Short fasts are commonly employed in tuberculosis. It should be noted, however, that an amazing number of people are constantly under treatment for tuberculosis who do not have the disease. I once had a case of what I shall call "pseudo-tuberculosis" of the lungs to get well in a week. This case presented the following symptoms upon which the diagnosis had been made--weakness, loss of weight, habitual cough, night sweats, afternoon temperature, "positive" sputum and "spots" on the lungs, as revealed by x-ray. Several physicians had concurred in the diagnosis. Another similar case, which had been under treatment for tuberculosis for four years, growing steadily worse, completely recovered in six weeks.

Some of the most remarkable recoveries it has been my privilege to witness have been in cases of "incurable" heart disease. There are irremediable damages to the heart, but it does not always follow, because some physician has pronounced a given case of heart disease "incurable" that it is really irremediable.

Fasting in heart disease is a sure means of giving the heart a rest. Eating places a load upon the heart. Overeating needlessly increases this burden. Fasting relieves the heart of the excess load it is carrying and provides an opportunity for rest.

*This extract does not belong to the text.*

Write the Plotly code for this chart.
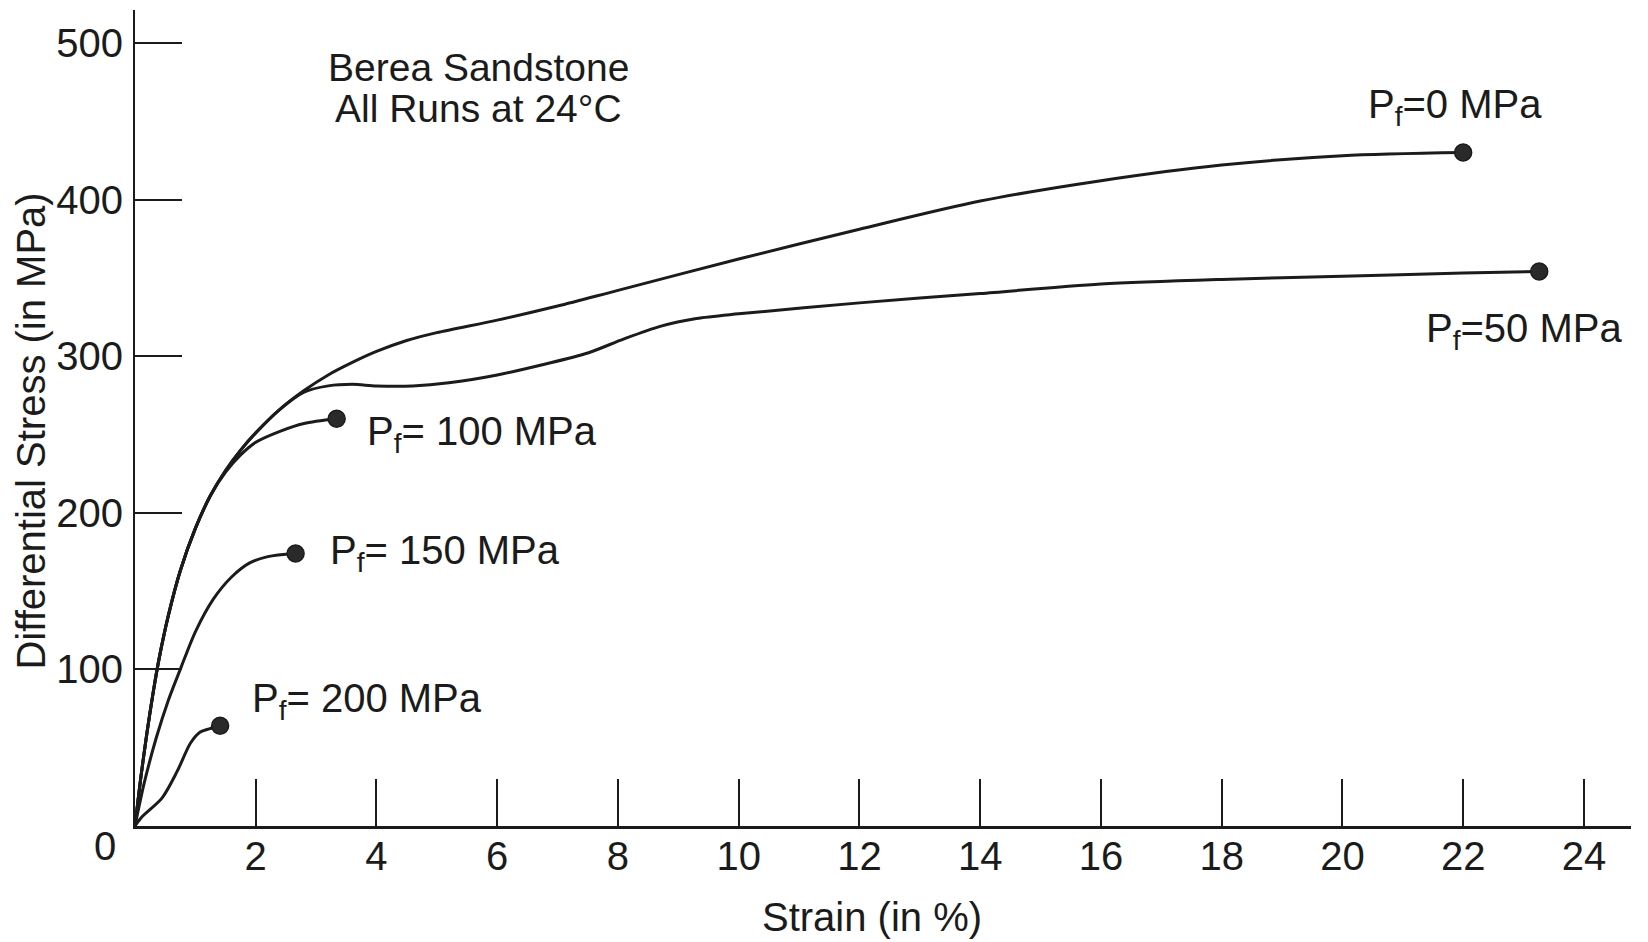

Every day people die of "heart attack" or "heart failure" who are eating three square meals a day with extra food between meals. Often these deaths follow immediately upon the heels of a hearty meal, or occur while the sufferer is eating. If "plenty of good nourishing food" will prevent heart collapse, or will assist in the "cure" of heart disease, these patients should not die so regularly. The simple truth is that very few sufferers from heart disease, be they doctor or layman, fail to note from experience that their comforts depend to a great extent upon what and how much they eat. Heart "attacks," from simple acceleration and palpitation to the severe anginas, are in the great majority of instances, due to over-loading, fermentation, distention of the stomach, and indigestion.